On Sunday, for the second time this month, the 22-year-old Swiss ran the third-fastest time in history — 1 minute, 53:80 seconds in Paris that was the best since 1983.
Werro celebrated with her trademark roar with hands raised like claws, a gesture she has said was inspired by her father urging her to be less shy in races and more like a lion.
Only Jarmila Kratochvílová’s record 1:53.28 for the then-Czechoslovakia, three years after the Soviet Union’s Nadezhda Olizarenko ran 1:53.43 to win the 1980 Moscow Olympics title, have gone faster.
Werro, who clocked 1:53.98 in Stockholm three weeks ago, has the record in her sights in a season with no distractions from an Olympics or world championships.
“It’s really very, very close,” Werro said Sunday trackside at the Diamond League meeting at Charléty in the Paris suburbs. “I’m really just happy to have my personal best which is already unbelievable.”
Record-setting year
Taking down a record long thought out of reach from the doping-tainted 1980s in track and field shaped as a target this year.
Hodgkinson set the stage in February by shattering the 24-year world indoor mark with a 1:54.87 run in Liévin, France.
The 2024 Paris Olympics champion also set a personal best outdoor time of 1:54.33, though that earned just second place behind Werro in Stockholm and is now seventh on the all-time list.
Showdown at Europeans
The 24-year-old Hodgkinson has targeted the Diamond League meeting in London on July 18 as a record attempt, before a standout rematch with Werro at the European Championships. Also in the lineup could be Dutch star Femke Broeders-Bol, the two-time 400 hurdles world champion, who switched to the 800 and was second Sunday in 1:55.60.

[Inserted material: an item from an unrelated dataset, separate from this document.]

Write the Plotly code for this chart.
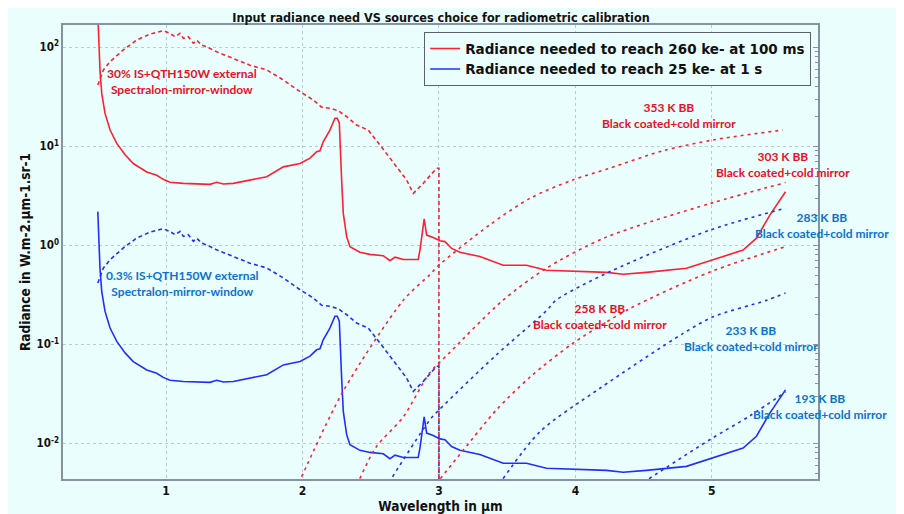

The women’s 800 is the Friday finale on Aug. 14 at Birmingham, in Hodgkinson’s home country England.
Werro should then have home advantage Aug. 21 in Lausanne in the main event of the Athletissima meeting.
Going pro
Werro did not even make the semifinals at the Paris Olympics. In the 2025 world championships final in Tokyo she placed sixth, as favorite Hodgkinson took just bronze in a race won by Lilian Odira of Kenya.
There is one good reason for the Swiss prospect’s rapid progress.
“I feel that the biggest change in my life is the fact that I have become a professional athlete,” Werro said Sunday. “I am no longer at school, and I must say it was tough to juggle both.”
“Now, there is no excuse as I have all the time in the world to just focus on the training, recovering and the sport itself.”